Written problem
The lines to extract run from the first line of the material below to the line containing "const ratioRight = ['5', '6', '8', '9', '10'];", both included; leave the pictures behind.

Recorded data
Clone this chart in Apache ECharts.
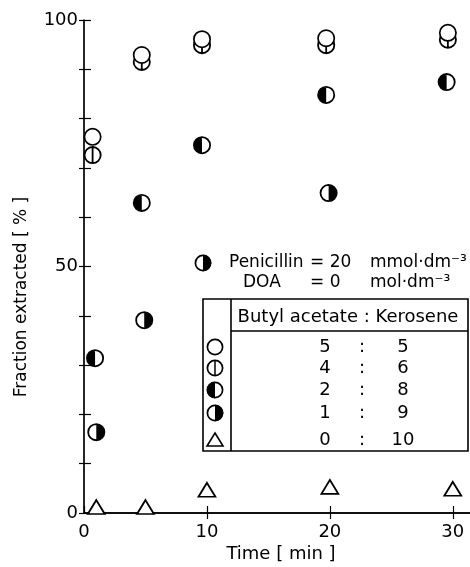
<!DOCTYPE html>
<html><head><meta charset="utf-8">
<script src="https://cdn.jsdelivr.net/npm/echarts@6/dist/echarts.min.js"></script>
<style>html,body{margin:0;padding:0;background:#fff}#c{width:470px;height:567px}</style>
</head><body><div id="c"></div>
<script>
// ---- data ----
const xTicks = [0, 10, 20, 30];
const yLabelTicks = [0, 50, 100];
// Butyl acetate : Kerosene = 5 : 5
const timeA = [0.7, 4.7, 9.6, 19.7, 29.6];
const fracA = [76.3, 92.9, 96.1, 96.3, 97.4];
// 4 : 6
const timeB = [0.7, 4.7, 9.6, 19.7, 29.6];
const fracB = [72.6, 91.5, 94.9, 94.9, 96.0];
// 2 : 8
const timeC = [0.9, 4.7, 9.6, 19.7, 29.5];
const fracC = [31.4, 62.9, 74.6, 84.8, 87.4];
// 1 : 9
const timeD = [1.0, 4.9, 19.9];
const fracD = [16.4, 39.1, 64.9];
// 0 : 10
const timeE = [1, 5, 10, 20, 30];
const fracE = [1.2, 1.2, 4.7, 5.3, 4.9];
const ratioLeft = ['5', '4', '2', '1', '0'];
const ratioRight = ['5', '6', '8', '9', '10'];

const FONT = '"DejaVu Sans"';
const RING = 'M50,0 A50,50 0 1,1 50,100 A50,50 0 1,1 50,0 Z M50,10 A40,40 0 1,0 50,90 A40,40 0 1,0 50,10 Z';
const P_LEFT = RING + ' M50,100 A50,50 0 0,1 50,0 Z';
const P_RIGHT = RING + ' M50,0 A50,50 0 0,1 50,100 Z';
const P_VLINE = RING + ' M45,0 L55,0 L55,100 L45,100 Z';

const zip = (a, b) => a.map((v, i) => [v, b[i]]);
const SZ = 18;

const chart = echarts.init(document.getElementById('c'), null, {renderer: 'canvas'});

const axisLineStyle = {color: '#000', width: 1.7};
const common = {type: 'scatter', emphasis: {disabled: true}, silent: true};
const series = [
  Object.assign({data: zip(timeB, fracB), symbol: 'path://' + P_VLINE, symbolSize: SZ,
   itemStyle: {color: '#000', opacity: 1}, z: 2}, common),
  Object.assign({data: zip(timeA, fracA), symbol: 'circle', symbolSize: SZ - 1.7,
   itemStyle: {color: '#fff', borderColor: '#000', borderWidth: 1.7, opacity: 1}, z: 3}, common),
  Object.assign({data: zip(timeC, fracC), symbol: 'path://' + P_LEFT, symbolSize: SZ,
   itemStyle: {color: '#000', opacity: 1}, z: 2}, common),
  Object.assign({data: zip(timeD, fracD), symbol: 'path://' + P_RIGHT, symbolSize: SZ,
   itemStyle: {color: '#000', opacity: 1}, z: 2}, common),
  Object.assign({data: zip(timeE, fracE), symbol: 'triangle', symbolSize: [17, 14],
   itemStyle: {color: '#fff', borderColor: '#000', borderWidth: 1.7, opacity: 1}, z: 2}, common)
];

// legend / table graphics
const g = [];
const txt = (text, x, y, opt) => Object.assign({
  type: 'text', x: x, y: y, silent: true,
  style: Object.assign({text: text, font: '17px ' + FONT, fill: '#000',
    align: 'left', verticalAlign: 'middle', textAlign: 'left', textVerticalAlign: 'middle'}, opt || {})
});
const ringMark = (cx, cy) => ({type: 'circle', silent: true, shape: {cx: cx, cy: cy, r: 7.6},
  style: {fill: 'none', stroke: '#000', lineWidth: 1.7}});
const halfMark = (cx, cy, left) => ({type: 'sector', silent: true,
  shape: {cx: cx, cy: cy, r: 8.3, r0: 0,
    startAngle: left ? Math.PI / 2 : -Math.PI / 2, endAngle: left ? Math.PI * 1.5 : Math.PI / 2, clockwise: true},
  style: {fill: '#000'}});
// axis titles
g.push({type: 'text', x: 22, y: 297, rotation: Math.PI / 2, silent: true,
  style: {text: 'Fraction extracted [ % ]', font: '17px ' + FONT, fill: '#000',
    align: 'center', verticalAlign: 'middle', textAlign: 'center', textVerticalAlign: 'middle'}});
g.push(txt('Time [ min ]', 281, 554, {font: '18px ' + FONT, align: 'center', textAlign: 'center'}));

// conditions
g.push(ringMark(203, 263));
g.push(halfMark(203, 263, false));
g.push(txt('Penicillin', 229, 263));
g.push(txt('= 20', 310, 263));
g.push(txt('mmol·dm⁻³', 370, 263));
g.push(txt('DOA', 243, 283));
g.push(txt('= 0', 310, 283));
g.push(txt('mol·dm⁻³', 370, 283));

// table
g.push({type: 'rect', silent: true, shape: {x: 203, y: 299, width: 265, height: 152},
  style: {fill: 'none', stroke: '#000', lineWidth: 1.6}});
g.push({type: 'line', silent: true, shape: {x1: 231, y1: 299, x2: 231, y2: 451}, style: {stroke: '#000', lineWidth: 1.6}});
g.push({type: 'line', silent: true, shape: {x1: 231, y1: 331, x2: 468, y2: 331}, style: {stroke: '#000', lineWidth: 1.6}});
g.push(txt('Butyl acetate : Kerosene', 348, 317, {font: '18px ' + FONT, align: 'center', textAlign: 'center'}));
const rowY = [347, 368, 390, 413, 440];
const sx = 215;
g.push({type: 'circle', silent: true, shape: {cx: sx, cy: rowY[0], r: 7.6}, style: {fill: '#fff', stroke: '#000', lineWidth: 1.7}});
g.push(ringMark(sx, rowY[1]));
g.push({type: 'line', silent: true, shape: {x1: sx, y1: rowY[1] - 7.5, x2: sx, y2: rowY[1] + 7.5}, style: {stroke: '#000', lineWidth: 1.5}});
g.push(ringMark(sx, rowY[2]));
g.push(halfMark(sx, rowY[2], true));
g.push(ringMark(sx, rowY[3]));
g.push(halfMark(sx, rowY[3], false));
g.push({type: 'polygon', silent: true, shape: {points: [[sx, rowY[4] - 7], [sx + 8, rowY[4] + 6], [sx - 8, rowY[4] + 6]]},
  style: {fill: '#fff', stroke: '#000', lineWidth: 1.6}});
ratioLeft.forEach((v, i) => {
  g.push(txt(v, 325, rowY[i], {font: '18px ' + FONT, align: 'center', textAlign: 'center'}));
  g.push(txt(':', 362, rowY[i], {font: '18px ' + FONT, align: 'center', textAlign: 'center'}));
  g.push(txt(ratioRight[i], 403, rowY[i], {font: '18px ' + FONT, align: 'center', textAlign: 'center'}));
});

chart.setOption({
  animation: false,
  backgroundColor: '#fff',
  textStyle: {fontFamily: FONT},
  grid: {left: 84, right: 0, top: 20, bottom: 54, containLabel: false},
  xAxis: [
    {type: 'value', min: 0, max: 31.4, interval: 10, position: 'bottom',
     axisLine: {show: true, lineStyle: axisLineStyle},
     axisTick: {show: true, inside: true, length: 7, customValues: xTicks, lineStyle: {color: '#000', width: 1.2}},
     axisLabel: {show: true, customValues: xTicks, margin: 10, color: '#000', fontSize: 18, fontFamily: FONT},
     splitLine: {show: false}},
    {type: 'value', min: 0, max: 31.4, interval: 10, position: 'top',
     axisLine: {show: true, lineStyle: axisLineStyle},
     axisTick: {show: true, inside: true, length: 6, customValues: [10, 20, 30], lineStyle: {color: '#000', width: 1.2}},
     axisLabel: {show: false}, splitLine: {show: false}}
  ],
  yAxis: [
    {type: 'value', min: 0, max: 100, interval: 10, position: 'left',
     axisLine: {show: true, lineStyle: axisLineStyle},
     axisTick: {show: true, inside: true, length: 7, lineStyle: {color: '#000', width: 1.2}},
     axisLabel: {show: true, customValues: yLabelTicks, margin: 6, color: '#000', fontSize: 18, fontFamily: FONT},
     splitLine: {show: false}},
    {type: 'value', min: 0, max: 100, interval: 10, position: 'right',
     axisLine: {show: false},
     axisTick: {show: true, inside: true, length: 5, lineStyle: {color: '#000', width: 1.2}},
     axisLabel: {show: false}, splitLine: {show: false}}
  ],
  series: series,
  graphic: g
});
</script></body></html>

Response to the exercise
Clone this chart in Apache ECharts.
<!DOCTYPE html>
<html><head><meta charset="utf-8">
<script src="https://cdn.jsdelivr.net/npm/echarts@6/dist/echarts.min.js"></script>
<style>html,body{margin:0;padding:0;background:#fff}#c{width:470px;height:567px}</style>
</head><body><div id="c"></div>
<script>
// ---- data ----
const xTicks = [0, 10, 20, 30];
const yLabelTicks = [0, 50, 100];
// Butyl acetate : Kerosene = 5 : 5
const timeA = [0.7, 4.7, 9.6, 19.7, 29.6];
const fracA = [76.3, 92.9, 96.1, 96.3, 97.4];
// 4 : 6
const timeB = [0.7, 4.7, 9.6, 19.7, 29.6];
const fracB = [72.6, 91.5, 94.9, 94.9, 96.0];
// 2 : 8
const timeC = [0.9, 4.7, 9.6, 19.7, 29.5];
const fracC = [31.4, 62.9, 74.6, 84.8, 87.4];
// 1 : 9
const timeD = [1.0, 4.9, 19.9];
const fracD = [16.4, 39.1, 64.9];
// 0 : 10
const timeE = [1, 5, 10, 20, 30];
const fracE = [1.2, 1.2, 4.7, 5.3, 4.9];
const ratioLeft = ['5', '4', '2', '1', '0'];
const ratioRight = ['5', '6', '8', '9', '10'];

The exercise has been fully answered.